[Begin Data block]

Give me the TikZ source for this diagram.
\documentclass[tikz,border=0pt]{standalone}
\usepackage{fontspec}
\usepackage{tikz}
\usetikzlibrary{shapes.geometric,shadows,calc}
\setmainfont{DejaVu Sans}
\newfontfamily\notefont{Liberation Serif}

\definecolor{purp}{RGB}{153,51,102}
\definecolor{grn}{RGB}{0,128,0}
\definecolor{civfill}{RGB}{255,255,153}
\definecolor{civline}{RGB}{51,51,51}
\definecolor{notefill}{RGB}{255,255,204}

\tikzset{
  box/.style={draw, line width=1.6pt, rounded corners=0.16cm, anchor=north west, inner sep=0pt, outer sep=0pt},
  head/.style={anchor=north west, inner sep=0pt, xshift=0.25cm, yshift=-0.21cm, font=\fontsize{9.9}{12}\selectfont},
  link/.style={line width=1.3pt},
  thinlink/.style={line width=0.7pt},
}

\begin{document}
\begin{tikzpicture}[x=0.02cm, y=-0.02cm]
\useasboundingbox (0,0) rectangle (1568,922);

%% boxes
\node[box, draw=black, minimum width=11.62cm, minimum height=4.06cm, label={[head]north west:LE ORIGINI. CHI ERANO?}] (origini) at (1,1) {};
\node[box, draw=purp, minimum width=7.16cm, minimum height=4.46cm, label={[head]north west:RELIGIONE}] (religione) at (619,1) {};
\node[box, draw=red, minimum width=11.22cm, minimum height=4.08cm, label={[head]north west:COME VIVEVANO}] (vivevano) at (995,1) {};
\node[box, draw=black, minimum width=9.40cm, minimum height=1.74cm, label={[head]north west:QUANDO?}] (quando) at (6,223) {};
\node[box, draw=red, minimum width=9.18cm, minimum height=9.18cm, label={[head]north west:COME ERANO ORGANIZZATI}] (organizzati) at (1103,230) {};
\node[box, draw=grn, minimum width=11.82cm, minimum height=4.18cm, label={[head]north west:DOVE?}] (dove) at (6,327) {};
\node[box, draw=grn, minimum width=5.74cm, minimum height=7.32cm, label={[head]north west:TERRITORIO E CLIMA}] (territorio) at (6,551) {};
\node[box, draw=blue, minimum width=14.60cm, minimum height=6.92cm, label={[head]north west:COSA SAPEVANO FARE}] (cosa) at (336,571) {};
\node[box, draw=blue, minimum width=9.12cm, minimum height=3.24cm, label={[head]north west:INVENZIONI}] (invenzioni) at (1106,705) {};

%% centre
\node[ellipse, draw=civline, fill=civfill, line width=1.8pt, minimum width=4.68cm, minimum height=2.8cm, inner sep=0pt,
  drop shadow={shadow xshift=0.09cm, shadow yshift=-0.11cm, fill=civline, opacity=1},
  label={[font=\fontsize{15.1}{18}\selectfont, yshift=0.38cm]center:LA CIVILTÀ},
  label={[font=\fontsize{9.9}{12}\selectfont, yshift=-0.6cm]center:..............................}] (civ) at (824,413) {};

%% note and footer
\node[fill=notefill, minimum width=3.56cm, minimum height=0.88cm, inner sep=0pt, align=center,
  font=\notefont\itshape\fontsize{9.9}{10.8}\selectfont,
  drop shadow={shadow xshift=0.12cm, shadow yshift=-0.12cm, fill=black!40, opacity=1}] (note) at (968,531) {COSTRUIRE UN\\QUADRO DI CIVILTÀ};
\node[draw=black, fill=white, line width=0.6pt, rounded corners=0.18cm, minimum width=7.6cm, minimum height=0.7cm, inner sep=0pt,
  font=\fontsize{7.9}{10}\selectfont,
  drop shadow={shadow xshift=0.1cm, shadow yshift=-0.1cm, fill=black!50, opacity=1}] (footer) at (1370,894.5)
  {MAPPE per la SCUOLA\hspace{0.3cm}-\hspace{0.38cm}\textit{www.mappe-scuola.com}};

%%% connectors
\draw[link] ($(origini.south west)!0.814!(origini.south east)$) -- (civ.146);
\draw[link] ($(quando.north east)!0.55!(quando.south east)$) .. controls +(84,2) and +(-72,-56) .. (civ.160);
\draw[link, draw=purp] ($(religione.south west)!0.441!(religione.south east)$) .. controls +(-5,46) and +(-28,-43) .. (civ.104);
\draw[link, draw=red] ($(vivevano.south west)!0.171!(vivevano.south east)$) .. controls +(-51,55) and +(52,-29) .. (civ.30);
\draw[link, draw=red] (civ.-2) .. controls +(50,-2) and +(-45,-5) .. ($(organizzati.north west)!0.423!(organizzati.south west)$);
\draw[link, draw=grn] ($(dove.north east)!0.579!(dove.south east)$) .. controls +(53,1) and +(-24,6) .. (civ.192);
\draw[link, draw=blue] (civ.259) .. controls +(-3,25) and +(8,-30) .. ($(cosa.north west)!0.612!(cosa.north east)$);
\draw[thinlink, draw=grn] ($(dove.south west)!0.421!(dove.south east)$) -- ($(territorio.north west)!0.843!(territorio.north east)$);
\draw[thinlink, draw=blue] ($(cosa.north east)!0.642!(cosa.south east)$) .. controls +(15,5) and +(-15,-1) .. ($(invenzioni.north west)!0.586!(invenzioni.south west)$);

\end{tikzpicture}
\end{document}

[End Data block]

Work instructions: Copy out the whole listing exactly as written.

Written reply:
Give me the TikZ source for this diagram.
\documentclass[tikz,border=0pt]{standalone}
\usepackage{fontspec}
\usepackage{tikz}
\usetikzlibrary{shapes.geometric,shadows,calc}
\setmainfont{DejaVu Sans}
\newfontfamily\notefont{Liberation Serif}

\definecolor{purp}{RGB}{153,51,102}
\definecolor{grn}{RGB}{0,128,0}
\definecolor{civfill}{RGB}{255,255,153}
\definecolor{civline}{RGB}{51,51,51}
\definecolor{notefill}{RGB}{255,255,204}

\tikzset{
  box/.style={draw, line width=1.6pt, rounded corners=0.16cm, anchor=north west, inner sep=0pt, outer sep=0pt},
  head/.style={anchor=north west, inner sep=0pt, xshift=0.25cm, yshift=-0.21cm, font=\fontsize{9.9}{12}\selectfont},
  link/.style={line width=1.3pt},
  thinlink/.style={line width=0.7pt},
}

\begin{document}
\begin{tikzpicture}[x=0.02cm, y=-0.02cm]
\useasboundingbox (0,0) rectangle (1568,922);

%% boxes
\node[box, draw=black, minimum width=11.62cm, minimum height=4.06cm, label={[head]north west:LE ORIGINI. CHI ERANO?}] (origini) at (1,1) {};
\node[box, draw=purp, minimum width=7.16cm, minimum height=4.46cm, label={[head]north west:RELIGIONE}] (religione) at (619,1) {};
\node[box, draw=red, minimum width=11.22cm, minimum height=4.08cm, label={[head]north west:COME VIVEVANO}] (vivevano) at (995,1) {};
\node[box, draw=black, minimum width=9.40cm, minimum height=1.74cm, label={[head]north west:QUANDO?}] (quando) at (6,223) {};
\node[box, draw=red, minimum width=9.18cm, minimum height=9.18cm, label={[head]north west:COME ERANO ORGANIZZATI}] (organizzati) at (1103,230) {};
\node[box, draw=grn, minimum width=11.82cm, minimum height=4.18cm, label={[head]north west:DOVE?}] (dove) at (6,327) {};
\node[box, draw=grn, minimum width=5.74cm, minimum height=7.32cm, label={[head]north west:TERRITORIO E CLIMA}] (territorio) at (6,551) {};
\node[box, draw=blue, minimum width=14.60cm, minimum height=6.92cm, label={[head]north west:COSA SAPEVANO FARE}] (cosa) at (336,571) {};
\node[box, draw=blue, minimum width=9.12cm, minimum height=3.24cm, label={[head]north west:INVENZIONI}] (invenzioni) at (1106,705) {};

%% centre
\node[ellipse, draw=civline, fill=civfill, line width=1.8pt, minimum width=4.68cm, minimum height=2.8cm, inner sep=0pt,
  drop shadow={shadow xshift=0.09cm, shadow yshift=-0.11cm, fill=civline, opacity=1},
  label={[font=\fontsize{15.1}{18}\selectfont, yshift=0.38cm]center:LA CIVILTÀ},
  label={[font=\fontsize{9.9}{12}\selectfont, yshift=-0.6cm]center:..............................}] (civ) at (824,413) {};

%% note and footer
\node[fill=notefill, minimum width=3.56cm, minimum height=0.88cm, inner sep=0pt, align=center,
  font=\notefont\itshape\fontsize{9.9}{10.8}\selectfont,
  drop shadow={shadow xshift=0.12cm, shadow yshift=-0.12cm, fill=black!40, opacity=1}] (note) at (968,531) {COSTRUIRE UN\\QUADRO DI CIVILTÀ};
\node[draw=black, fill=white, line width=0.6pt, rounded corners=0.18cm, minimum width=7.6cm, minimum height=0.7cm, inner sep=0pt,
  font=\fontsize{7.9}{10}\selectfont,
  drop shadow={shadow xshift=0.1cm, shadow yshift=-0.1cm, fill=black!50, opacity=1}] (footer) at (1370,894.5)
  {MAPPE per la SCUOLA\hspace{0.3cm}-\hspace{0.38cm}\textit{www.mappe-scuola.com}};

%%% connectors
\draw[link] ($(origini.south west)!0.814!(origini.south east)$) -- (civ.146);
\draw[link] ($(quando.north east)!0.55!(quando.south east)$) .. controls +(84,2) and +(-72,-56) .. (civ.160);
\draw[link, draw=purp] ($(religione.south west)!0.441!(religione.south east)$) .. controls +(-5,46) and +(-28,-43) .. (civ.104);
\draw[link, draw=red] ($(vivevano.south west)!0.171!(vivevano.south east)$) .. controls +(-51,55) and +(52,-29) .. (civ.30);
\draw[link, draw=red] (civ.-2) .. controls +(50,-2) and +(-45,-5) .. ($(organizzati.north west)!0.423!(organizzati.south west)$);
\draw[link, draw=grn] ($(dove.north east)!0.579!(dove.south east)$) .. controls +(53,1) and +(-24,6) .. (civ.192);
\draw[link, draw=blue] (civ.259) .. controls +(-3,25) and +(8,-30) .. ($(cosa.north west)!0.612!(cosa.north east)$);
\draw[thinlink, draw=grn] ($(dove.south west)!0.421!(dove.south east)$) -- ($(territorio.north west)!0.843!(territorio.north east)$);
\draw[thinlink, draw=blue] ($(cosa.north east)!0.642!(cosa.south east)$) .. controls +(15,5) and +(-15,-1) .. ($(invenzioni.north west)!0.586!(invenzioni.south west)$);

\end{tikzpicture}
\end{document}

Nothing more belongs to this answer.